Pull every "React" line out of the data below.

### DATA LINES
###

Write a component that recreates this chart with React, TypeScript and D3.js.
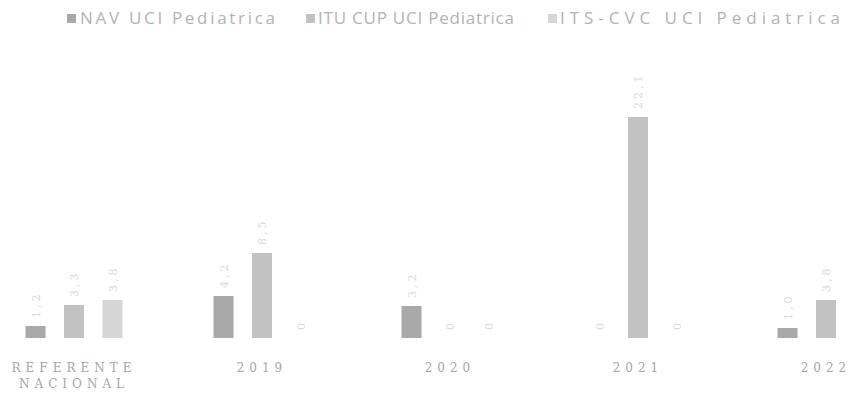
import React from "react";
import * as d3 from "d3";

const categories = ["REFERENTE NACIONAL", "2019", "2020", "2021", "2022"];
const series = ["NAV UCI Pediatrica", "ITU CUP  UCI Pediatrica", "ITS-CVC UCI Pediatrica"];
const navValues = [1.2, 4.2, 3.2, 0, 1.0];
const ituValues = [3.3, 8.5, 0, 22.1, 3.8];
const itsValues = [3.8, 0, 0, 0, 0];
const colors = ["#a9a9a9", "#c2c2c2", "#d6d6d6"];

const W = 850;
const H = 402;

export default function App() {
  const valuesBySeries = [navValues, ituValues, itsValues];
  const x0 = d3.scaleBand().domain(categories).range([-20, 920]).padding(0);
  const x1 = d3
    .scaleBand()
    .domain(series)
    .range([-57.75, 57.75])
    .paddingInner(0.48)
    .paddingOuter(0.24);
  const y = d3.scaleLinear().domain([0, 25]).range([338, 88]);
  const fmt = (v: number) => (v === 0 ? "0" : d3.format(".1f")(v).replace(".", ","));

  const legendItems = [
    { x: 67, tx: 80, tw: 195 },
    { x: 306, tx: 318, tw: 196 },
    { x: 548, tx: 560, tw: 280 },
  ];

  return (
    <svg width={W} height={H} style={{ position: "absolute", left: 0, top: 0, background: "#fff" }}>
      {series.map((s, i) => (
        <g key={s}>
          <rect x={legendItems[i].x} y={14} width={9} height={9} fill={colors[i]} />
          <text
            x={legendItems[i].tx}
            y={24}
            fontFamily="'Open Sans', sans-serif"
            fontSize={17}
            fill="#b3b3b3"
            textLength={legendItems[i].tw}
            lengthAdjust="spacing"
          >
            {s}
          </text>
        </g>
      ))}
      {categories.map((c, ci) => {
        const cx = (x0(c) as number) + x0.bandwidth() / 2;
        return (
          <g key={c}>
            {series.map((s, si) => {
              const v = valuesBySeries[si][ci];
              const bx = cx + (x1(s) as number);
              const by = y(v);
              const lx = bx + x1.bandwidth() / 2 + 4;
              return (
                <g key={s}>
                  {v > 0 && (
                    <rect x={bx} y={by} width={x1.bandwidth()} height={y(0) - by} fill={colors[si]} />
                  )}
                  {lx < W - 8 && (
                    <text
                      transform={`translate(${lx},${by - 8}) rotate(-90)`}
                      fontFamily="'DejaVu Serif', serif"
                      fontSize={11}
                      fill="#d9d9d9"
                      letterSpacing={3}
                    >
                      {fmt(v)}
                    </text>
                  )}
                </g>
              );
            })}
            {c.split(" ").map((line, li) => (
              <text
                key={li}
                x={cx}
                y={372 + li * 16}
                textAnchor="middle"
                fontFamily="'DejaVu Serif', serif"
                fontSize={12}
                fill="#a6a6a6"
                letterSpacing={5}
              >
                {line}
              </text>
            ))}
          </g>
        );
      })}
    </svg>
  );
}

###

### WORKED ANSWER
Write a component that recreates this chart with React, TypeScript and D3.js.
import React from "react";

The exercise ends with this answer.